James Joyce, “Ulisse”, nella traduzione di G. Celati
[trad. it. di G. Celati, Einaudi, Torino 2013]
Con quattro traduzioni integrali (tre in commercio e una pirata e misteriosa, rintracciabile solo in qualche biblioteca), l’Italia è uno dei paesi con più traduzioni di Ulysses (1922) di James Joyce. E questo nonostante la prima (di Giulio De Angelis, 1960) abbia impiegato circa quarant’anni a vedere la luce. O forse è anche il ritardo di questa prima e monumentale traduzione “autorizzata” a far sentire la necessità della riscrittura più di quanto accada altrove. Dopo l’edizione di Enrico Terrinoni (2012) – preziosa e attenta alla cultura irlandese – in marzo è stato pubblicato l’Ulisse di Gianni Celati. La nuova traduzione di un classico è un’occasione per sondare non solo nuove scommesse ermeneutiche, ma anche per domandarsi i motivi – oltre a quelli ovvi della fine dei diritti d’autore – che hanno portato alla pubblicazione stessa.
Alcuni sembrano antichi: i tentativi di far tradurre Ulysses da uno scrittore (Montale, Pavese, Vittorini, Pizzuto, tra gli altri) risalgono agli anni Venti; l’idea che solo un altro scrittore possa confrontarsi con il libro monstrum del modernismo comporta conseguenze di vario segno nell’opera di Celati che, al contrario di Terrinoni e come il primo De Angelis, non prevede alcuna nota, se non una rapida prefazione.

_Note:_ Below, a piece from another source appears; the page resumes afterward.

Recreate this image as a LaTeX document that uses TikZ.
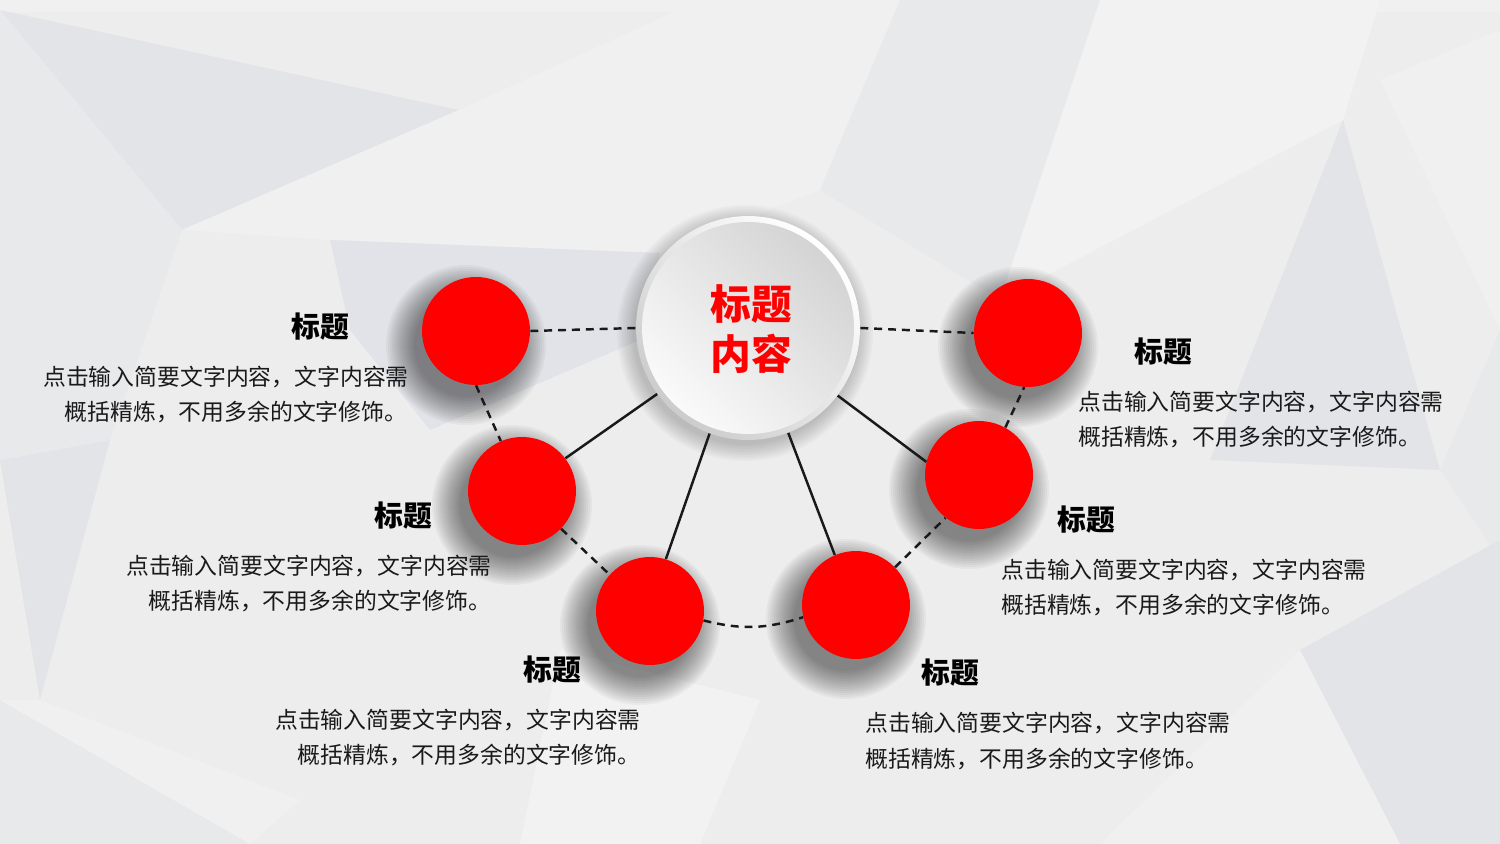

Non è certo se questo possa liberare il libro da glosse troppo invadenti, ma è chiaro quanto la scelta informi la strategia traduttiva generale: la via che spesso si sceglie è difatti quella della postilla interna al testo, efficace alle volte, ad esempio nei riferimenti alla storia irlandese o alla topografia di Dublino, più legnosa in altri casi, come quando si rinuncia a ricreare calembour, spiegandoli e provocando un effetto al contempo defamiliarizzante (il lettore non dimentica mai che si tratta di un testo straniero) e rassicurante. È una scommessa temeraria, che porta con sé il rischio della riuscita sorprendente (come in alcune pagine di Nausicaa, e in generale negli episodi finali) ma anche l’intoppo dell’eccessiva semplificazione che in un romanzo del genere può portare a un generale senso di smarrimento. Quando Molly non capisce i paroloni di Bloom e gli domanda «Who’s he when he is at home?», Celati rende con un azzardato «Cosa vuol dire in parlar da cristiani?» che sembra gettare anche su Molly l’ombra di quello strisciante (e talvolta roboante) pregiudizio antisemita che investe Bloom per tutta la giornata del 16 giugno 1904. Un effetto simile lo provocano i ritorni dei Leitmotive, che molto spesso non vengono rispettati e impediscono ai lettori italiani di ricostruire quella trama di allusioni e riscontri che rende il testo un continuo riciclo di temi, un ripetuto e inevitabile incontro con versioni appena diverse di se stessi.
È con questa lente che Celati trova in Ulysses un flusso disordinato di parole all’interno del quale «la musicalità è l’aspetto decisivo»: un partito preso estetico forse opinabile se si considerano la maniacalità di Joyce nella scrittura e le frequenti e ricercate cacofonie, ma che certo lega la traduzione a un uso sensuale della parola. Così la lingua è variegata da voci desuete, regionali, arcaiche (il burro sfrigolante di Bloom «sguilla» invece di scivolare), che ricreano un Joyce spesso perfino più gaddiano e oscuro, e che per questa via provano forse a riportare la difficoltà e l’alterità del testo originale anche nella riscrittura. In questo senso, lo scrittore Celati trova molti punti di contatto con De Angelis e il tentativo toscaneggiante del primo traduttore si rispecchia deformato in una certa padanizzazione di quest’edizione.
Sia Terrinoni sia Celati hanno provato a proporre un Ulysses libero da incrostazioni accademiche in modi, e con esiti, molto diversi: il primo con un apparato più discreto e con attenzione alla lezione di democrazia inscritta nel testo, il secondo privilegiando il “disordine” delle parole e il flusso musicale. Ed è forse questo il dato più significativo che hanno in comune le nuove traduzioni di Ulysses: l’obiettivo democratico di far arrivare un testo difficile e famigerato a un pubblico il più possibile plurale.